The China-Asean Free-Trade Agreement (CAFTA) will open up a free flow of trade in goods and investment between the two sides.
CP plans to set up a one-stop industrial park in Rayong province that will draw mainly Chinese investors. The investment could come in any form, such as a joint venture wholly owned by the group or Chinese investors.
Chairman and CEO Dhanin Chearavanont said the group had set a capital-expenditure budget of Bt40 billion (app. €862 million) for this year that would focus on Thailand. Local investment will take up Bt30 billion (€646m) at most, with the rest used abroad.
"Thailand still has plenty of room for expansion, thanks to record-high foreign reserves and a rebounding economy," he said. CP will focus its investment on Thailand for a few years before looking abroad.
Its investment in China will be higher than in Thailand, because the economy there is growing and the purchasing power of its people rising. The focus in China will be on food and retail operations.

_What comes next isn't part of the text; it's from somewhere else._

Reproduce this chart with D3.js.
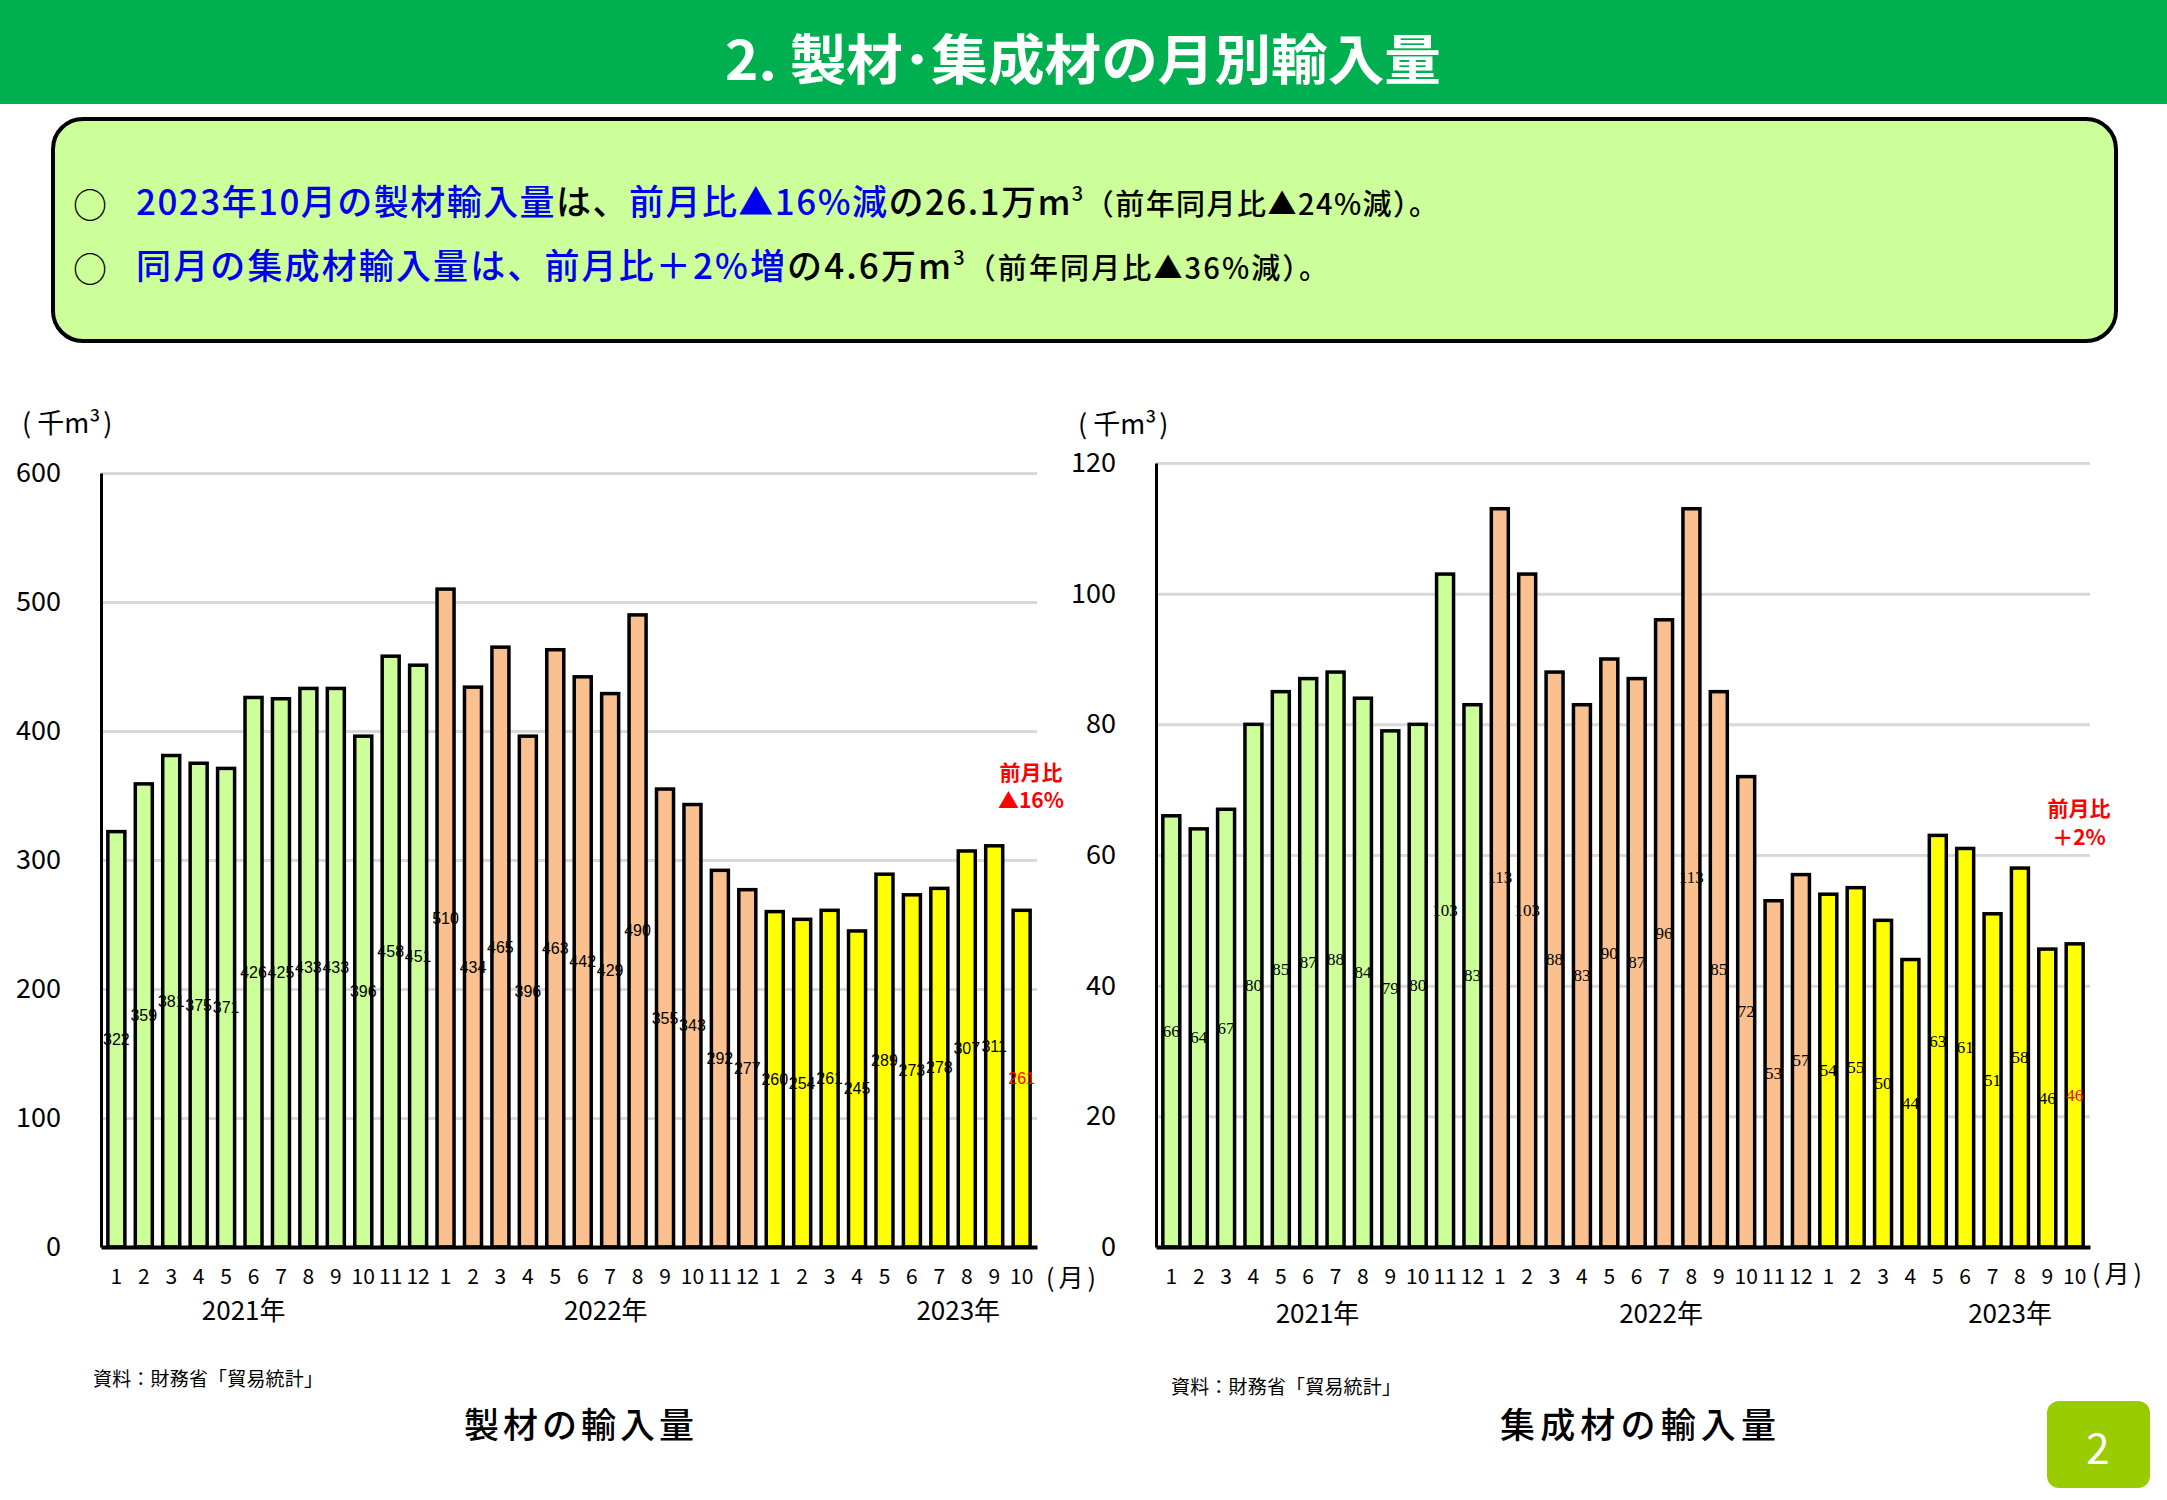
<!DOCTYPE html>
<html><head><meta charset="utf-8">
<script src="https://cdn.jsdelivr.net/npm/d3@7"></script>
<style>body{margin:0;background:#fff}svg{display:block}</style>
</head><body>
<svg id="c" width="2167" height="1500"></svg>
<script>
// ---------------- data ----------------
const months = ["1","2","3","4","5","6","7","8","9","10","11","12",
                "1","2","3","4","5","6","7","8","9","10","11","12",
                "1","2","3","4","5","6","7","8","9","10"];
const years = ["2021年","2022年","2023年"];
const sawnValues = [322,359,381,375,371,426,425,433,433,396,458,451,
                    510,434,465,396,463,442,429,490,355,343,292,277,
                    260,254,261,245,289,273,278,307,311,261];
const glulamValues = [66,64,67,80,85,87,88,84,79,80,103,83,
                      113,103,88,83,90,87,96,113,85,72,53,57,
                      54,55,50,44,63,61,51,58,45.6,46.4];
const sawnTicks = [0,100,200,300,400,500,600];
const glulamTicks = [0,20,40,60,80,100,120];
const yearColors = ["#CCFF99","#FAC090","#FFFF00"];

const FONT = "'Noto Sans CJK JP','Noto Sans',sans-serif";
const svg = d3.select("#c");

// year index per bar (derived from month labels)
let yc = -1;
const yearIdx = months.map(m => m === "1" ? ++yc : yc);

// ---------------- header ----------------
svg.append("rect").attr("x",0).attr("y",0).attr("width",2167).attr("height",104).attr("fill","#00B050");
svg.append("text").attr("x",725).attr("y",56).attr("dominant-baseline","central")
  .attr("font-family",FONT).attr("font-weight",700).attr("font-size",54).attr("fill","#fff")
  .attr("textLength",716).attr("lengthAdjust","spacingAndGlyphs")
  .text("2. 製材･集成材の月別輸入量");

// summary box
svg.append("rect").attr("x",53).attr("y",119).attr("width",2063).attr("height",222)
  .attr("rx",30).attr("ry",30).attr("fill","#CCFF99").attr("stroke","#000").attr("stroke-width",4);

const BLUE = "#0000EE";
const lines = [
  {y:203, len:1302, segs:[
    {t:"2023年10月の製材輸入量", c:BLUE},
    {t:"は、", c:"#000"},
    {t:"前月比▲16%減", c:BLUE},
    {t:"の26.1万m", c:"#000"},
    {t:"3", c:"#000", sup:true},
    {t:"（前年同月比▲24%減）。", c:"#000", small:true}]},
  {y:267, len:1192, segs:[
    {t:"同月の集成材輸入量は、前月比＋2%増", c:BLUE},
    {t:"の4.6万m", c:"#000"},
    {t:"3", c:"#000", sup:true},
    {t:"（前年同月比▲36%減）。", c:"#000", small:true}]}
];
lines.forEach(L => {
  svg.append("text").attr("x",90).attr("y",L.y).attr("text-anchor","middle").attr("dominant-baseline","central")
    .attr("font-family",FONT).attr("font-size",34).attr("fill","#000").text("○");
  const t = svg.append("text").attr("x",136).attr("y",L.y+12)
    .attr("font-family",FONT).attr("font-size",35).attr("font-weight",500)
    .attr("textLength",L.len).attr("lengthAdjust","spacing");
  let shifted = false;
  L.segs.forEach(s => {
    const sp = t.append("tspan").attr("fill",s.c).text(s.t);
    if (s.sup) { sp.attr("font-size",20).attr("dy",-14); shifted = true; }
    else if (shifted) { sp.attr("dy",14); shifted = false; }
    if (s.small) sp.attr("font-size",29);
  });
});

// ---------------- charts ----------------
function drawChart(o){
  const g = svg.append("g");
  const x = d3.scaleBand().domain(d3.range(months.length)).range([o.x0,o.x1])
    .paddingInner(0.38).paddingOuter(0.25);
  const y = d3.scaleLinear().domain([0, d3.max(o.ticks)]).range([o.yb, o.yt]);

  // grid
  g.append("g").attr("transform",`translate(${o.x0},0)`)
    .call(d3.axisLeft(y).tickValues(o.ticks.filter(t=>t>0)).tickSize(-(o.x1-o.x0)).tickFormat(""))
    .call(s=>s.select(".domain").remove())
    .selectAll("line").attr("stroke","#D9D9D9").attr("stroke-width",3);

  // bars
  g.append("g").selectAll("rect").data(o.values).join("rect")
    .attr("x",(d,i)=>x(i)).attr("y",d=>y(d))
    .attr("width",x.bandwidth()).attr("height",d=>y(0)-y(d))
    .attr("fill",(d,i)=>yearColors[yearIdx[i]])
    .attr("stroke","#000").attr("stroke-width",3.5);

  // y axis
  const ya = g.append("g").attr("transform",`translate(${o.x0},0)`)
    .call(d3.axisLeft(y).tickValues(o.ticks).tickSize(0).tickSizeOuter(0).tickPadding(40));
  ya.select(".domain").attr("stroke","#000").attr("stroke-width",3);
  ya.selectAll("text").attr("font-family",FONT).attr("font-size",27).attr("fill","#000");

  // x axis
  const xa = g.append("g").attr("transform",`translate(0,${o.yb})`)
    .call(d3.axisBottom(x).tickFormat(i=>months[i]).tickSize(0).tickSizeOuter(0));
  xa.select(".domain").attr("stroke","#000").attr("stroke-width",4);
  xa.selectAll("text").attr("y",30).attr("dy","0.35em")
    .attr("font-family",FONT).attr("font-size",21).attr("fill","#000");

  // value labels (middle of bar)
  g.append("g").selectAll("text").data(o.values).join("text")
    .attr("x",(d,i)=>x(i)+x.bandwidth()/2).attr("y",d=>(y(d)+y(0))/2)
    .attr("text-anchor","middle").attr("dominant-baseline","central")
    .attr("font-family",o.labelFont).attr("font-size",o.labelSize)
    .attr("fill",(d,i)=> i===o.values.length-1 ? "#FF0000" : "#000")
    .text(d=>Math.round(d));

  // year labels
  years.forEach((yr,k)=>{
    g.append("text").attr("x",o.x0 + o.yearPos[k]*x.step()).attr("y",o.yearY)
      .attr("text-anchor","middle").attr("dominant-baseline","central")
      .attr("font-family",FONT).attr("font-size",26).attr("fill","#000").text(yr);
  });

  // month unit
  g.append("text").attr("x",o.monX).attr("y",o.monY).attr("dominant-baseline","central")
    .attr("font-family",FONT).attr("font-size",25).attr("fill","#000")
    .attr("letter-spacing",4).text("(月)");

  // y unit
  const u = g.append("text").attr("x",o.unitX).attr("y",o.unitY).attr("dominant-baseline","central")
    .attr("font-family",FONT).attr("font-size",27).attr("fill","#000");
  u.append("tspan").text("(");
  u.append("tspan").attr("dx",6).text("千m³");
  u.append("tspan").attr("dx",3).text(")");

  // month-on-month annotation
  o.note.forEach((s,k)=>{
    g.append("text").attr("x",o.noteX).attr("y",o.noteY[k]).attr("text-anchor","middle")
      .attr("dominant-baseline","central").attr("font-family",FONT).attr("font-weight",700)
      .attr("font-size",21).attr("fill","#FF0000").text(s);
  });

  // source
  g.append("text").attr("x",o.srcX).attr("y",o.srcY).attr("dominant-baseline","central")
    .attr("font-family",FONT).attr("font-size",19).attr("fill","#000")
    .attr("textLength",230).attr("lengthAdjust","spacing").text("資料：財務省「貿易統計」");

  // chart title
  g.append("text").attr("x",o.titleX).attr("y",1422).attr("dominant-baseline","central")
    .attr("font-family",FONT).attr("font-size",35).attr("font-weight",500).attr("fill","#000")
    .attr("textLength",o.titleLen).attr("lengthAdjust","spacing").text(o.title);
}

drawChart({x0:101, x1:1037, yt:473, yb:1247, values:sawnValues, ticks:sawnTicks,
  labelFont:"'Liberation Sans',sans-serif", labelSize:16,
  yearPos:[5.2,18.4,31.25], yearY:1308, monX:1046, monY:1276,
  unitX:22, unitY:421, note:["前月比","▲16%"], noteX:1031, noteY:[771,799],
  srcX:93, srcY:1377, title:"製材の輸入量", titleX:464, titleLen:230});

drawChart({x0:1156, x1:2090, yt:463, yb:1247, values:glulamValues, ticks:glulamTicks,
  labelFont:"'Liberation Serif',serif", labelSize:17,
  yearPos:[5.9,18.45,31.2], yearY:1311, monX:2092, monY:1272,
  unitX:1078, unitY:422, note:["前月比","＋2%"], noteX:2079, noteY:[807,836],
  srcX:1171, srcY:1385, title:"集成材の輸入量", titleX:1500, titleLen:276});

// page number
svg.append("rect").attr("x",2047).attr("y",1401).attr("width",103).attr("height",87)
  .attr("rx",12).attr("fill","#99CC00");
svg.append("text").attr("x",2098).attr("y",1445).attr("text-anchor","middle").attr("dominant-baseline","central")
  .attr("font-family",FONT).attr("font-size",42).attr("fill","#fff").text("2");
</script>
</body></html>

CAFTA will create opportunities for CP. A special industrial estate for Chinese investors will be set up, with all facilities included as a one-stop service.
"We’ll select good Chinese companies to invest in the industrial estate. Particularly, their business should be environmentally sound and their manufacturing hi-tech," Dhanin said.
Dhanin said CP still saw a bright future for the farm sector – not only food for human consumption, but also fuel crops. The group is studying the energy business, particularly ethanol manufacturing using sugar cane as the feedstock, rather than cassava.
Crop prices are rising for both food and fuel, due to limited land area, a growing economy and declining natural resources, he added.
Prasit Damrongchietanon, CEO of CP’s International Trading Business Group, said the trading group planned to double its revenue to Bt50 billion (€1,076m) this year, thanks to rising commodity prices.